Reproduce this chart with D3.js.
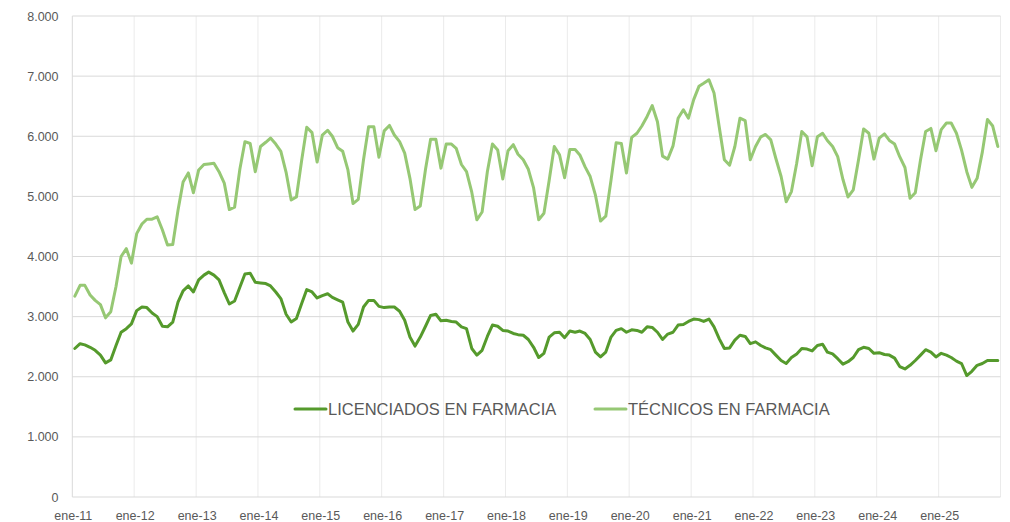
<!DOCTYPE html>
<html>
<head>
<meta charset="utf-8">
<script src="https://d3js.org/d3.v7.min.js"></script>
<style>
  body { margin: 0; background: #ffffff; }
  #chart { width: 1010px; height: 522px; }
</style>
</head>
<body>
<div id="chart"></div>
<script>
// monthly values, ene-11 .. dic-25
var licenciados = [
  2470, 2550, 2530, 2490, 2440, 2360, 2230, 2280, 2520, 2740, 2800, 2880,
  3100, 3160, 3150, 3060, 3000, 2840, 2830, 2910, 3240, 3430, 3510, 3410,
  3610, 3690, 3740, 3690, 3610, 3400, 3210, 3260, 3490, 3710, 3720, 3570,
  3560, 3550, 3510, 3410, 3300, 3040, 2910, 2970, 3220, 3450, 3410, 3310,
  3350, 3380, 3320, 3280, 3240, 2910, 2760, 2870, 3160, 3270, 3270, 3170,
  3150, 3160, 3160, 3090, 2940, 2660, 2510, 2660, 2840, 3020, 3040, 2930,
  2940, 2920, 2910, 2830, 2800, 2470, 2360, 2440, 2670, 2860, 2840, 2770,
  2760, 2720, 2700, 2690, 2620, 2490, 2320, 2390, 2660, 2730, 2740, 2650,
  2760, 2740, 2760, 2720, 2620, 2410, 2330, 2410, 2660, 2770, 2800, 2740,
  2780, 2770, 2740, 2830, 2820, 2740, 2620, 2710, 2740, 2860, 2870, 2920,
  2960, 2950, 2920, 2960, 2830, 2630, 2470, 2480, 2610, 2690, 2670, 2550,
  2580, 2520, 2480, 2450, 2360, 2270, 2220, 2320, 2380, 2470, 2460, 2430,
  2520, 2540, 2410, 2380, 2300, 2210, 2250, 2320, 2450, 2490, 2470, 2390,
  2400, 2370, 2360, 2310, 2170, 2130, 2190, 2270, 2360, 2450, 2410, 2330,
  2390, 2360, 2320, 2260, 2220, 2020, 2090, 2190, 2220, 2270, 2270, 2270
];

var tecnicos = [
  3340, 3520, 3520, 3360, 3270, 3200, 2980, 3080, 3500, 4000, 4130, 3890,
  4380, 4540, 4620, 4620, 4660, 4440, 4190, 4200, 4770, 5240, 5390, 5060,
  5440, 5530, 5540, 5550, 5410, 5220, 4780, 4820, 5450, 5910, 5880, 5410,
  5830, 5900, 5970, 5870, 5750, 5400, 4940, 4990, 5600, 6150, 6060, 5570,
  6020, 6100, 6000, 5810, 5750, 5440, 4880, 4950, 5610, 6160, 6160, 5650,
  6090, 6180, 6020, 5910, 5720, 5300, 4780, 4840, 5450, 5950, 5950, 5470,
  5870, 5870, 5800, 5530, 5410, 5070, 4610, 4740, 5410, 5870, 5770, 5290,
  5760, 5860, 5700, 5610, 5450, 5140, 4610, 4720, 5270, 5830, 5690, 5310,
  5780, 5780, 5690, 5490, 5330, 5020, 4590, 4670, 5270, 5890, 5880, 5390,
  5980, 6050, 6170, 6330, 6510, 6240, 5670, 5620, 5840, 6300, 6440, 6300,
  6610, 6830, 6880, 6940, 6720, 6150, 5610, 5520, 5830, 6300, 6260, 5610,
  5830, 5990, 6030, 5940, 5630, 5330, 4910, 5080, 5550, 6080, 5990, 5510,
  5990, 6050, 5930, 5830, 5660, 5280, 4990, 5110, 5610, 6120, 6050, 5620,
  5970, 6040, 5930, 5870, 5660, 5480, 4970, 5060, 5610, 6080, 6130, 5760,
  6110, 6220, 6220, 6050, 5770, 5410, 5150, 5300, 5740, 6280, 6170, 5830
];

var seriesNames = ['LICENCIADOS EN FARMACIA', 'TÉCNICOS EN FARMACIA'];
var seriesColors = ['#559a2c', '#96c874'];

var yTicks = [0, 1000, 2000, 3000, 4000, 5000, 6000, 7000, 8000];
var xTickLabels = ['ene-11', 'ene-12', 'ene-13', 'ene-14', 'ene-15', 'ene-16', 'ene-17', 'ene-18',
  'ene-19', 'ene-20', 'ene-21', 'ene-22', 'ene-23', 'ene-24', 'ene-25'];

var width = 1010;
var height = 522;
var plotLeft = 72.3;
var plotRight = 1000.5;
var plotTop = 16;
var plotBottom = 497;
var textColour = '#595959';

var es = d3.formatLocale({ decimal: ',', thousands: '.', grouping: [3], currency: ['', ' €'] });
var fmt = es.format(',d');

var start = new Date(2011, 0, 1);
var end = new Date(2026, 0, 1);

var x = d3.scaleTime().domain([start, end]).range([plotLeft, plotRight]);
var y = d3.scaleLinear().domain([0, 8000]).range([plotBottom, plotTop]);

// each monthly value sits in the middle of its month
function monthDate(i) {
  return new Date(2011, i, 16);
}

var svg = d3.select('#chart')
  .append('svg')
  .attr('width', width)
  .attr('height', height);

svg.append('rect')
  .attr('width', width)
  .attr('height', height)
  .attr('fill', '#ffffff');

// vertical gridlines, one per year
var years = d3.timeYear.range(start, d3.timeYear.offset(end, 1));
svg.append('g')
  .selectAll('line')
  .data(years)
  .enter()
  .append('line')
  .attr('x1', function (d) { return x(d); })
  .attr('x2', function (d) { return x(d); })
  .attr('y1', plotTop)
  .attr('y2', plotBottom)
  .attr('stroke', function (d, i) { return i === 0 ? '#d9d9d9' : '#ebebeb'; })
  .attr('stroke-width', 1);

// horizontal gridlines
svg.append('g')
  .selectAll('line')
  .data(yTicks)
  .enter()
  .append('line')
  .attr('x1', plotLeft)
  .attr('x2', plotRight)
  .attr('y1', function (d) { return y(d); })
  .attr('y2', function (d) { return y(d); })
  .attr('stroke', '#d9d9d9')
  .attr('stroke-width', 1);

svg.append('g')
  .selectAll('text')
  .data(yTicks)
  .enter()
  .append('text')
  .attr('x', 58.5)
  .attr('y', function (d) { return y(d) + 4.5; })
  .attr('text-anchor', 'end')
  .attr('font-family', 'Liberation Sans, Arial, sans-serif')
  .attr('font-size', 12.5)
  .attr('fill', textColour)
  .text(function (d) { return fmt(d); });

svg.append('g')
  .selectAll('text')
  .data(xTickLabels)
  .enter()
  .append('text')
  .attr('x', function (d, i) { return x(years[i]) + 1; })
  .attr('y', 519.5)
  .attr('text-anchor', 'middle')
  .attr('font-family', 'Liberation Sans, Arial, sans-serif')
  .attr('font-size', 12.5)
  .attr('fill', textColour)
  .text(function (d) { return d; });

var line = d3.line()
  .x(function (d, i) { return x(monthDate(i)); })
  .y(function (d) { return y(d); });

var allSeries = [tecnicos, licenciados];
var allColours = [seriesColors[1], seriesColors[0]];

svg.append('g')
  .selectAll('path')
  .data(allSeries)
  .enter()
  .append('path')
  .attr('d', line)
  .attr('fill', 'none')
  .attr('stroke', function (d, i) { return allColours[i]; })
  .attr('stroke-width', 3)
  .attr('stroke-linejoin', 'round')
  .attr('stroke-linecap', 'round');

// legend
var legendX = [295, 595];
var legendY = 409;
var legend = svg.append('g')
  .selectAll('g')
  .data(seriesNames)
  .enter()
  .append('g')
  .attr('transform', function (d, i) { return 'translate(' + legendX[i] + ',' + legendY + ')'; });

legend.append('line')
  .attr('x1', 0)
  .attr('x2', 31)
  .attr('y1', 0)
  .attr('y2', 0)
  .attr('stroke', function (d, i) { return seriesColors[i]; })
  .attr('stroke-width', 3)
  .attr('stroke-linecap', 'round');

legend.append('text')
  .attr('x', 33)
  .attr('y', 6)
  .attr('font-family', 'Liberation Sans, Arial, sans-serif')
  .attr('font-size', 16.5)
  .attr('fill', textColour)
  .text(function (d) { return d; });
</script>
</body>
</html>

------------------------------------------------------------

> _TASK DIRECTIONS_
Gather all lines from the listing above in which "chart" occurs.

> _THE SOLUTION_
Reproduce this chart with D3.js.
  #chart { width: 1010px; height: 522px; }
<div id="chart"></div>
var svg = d3.select('#chart')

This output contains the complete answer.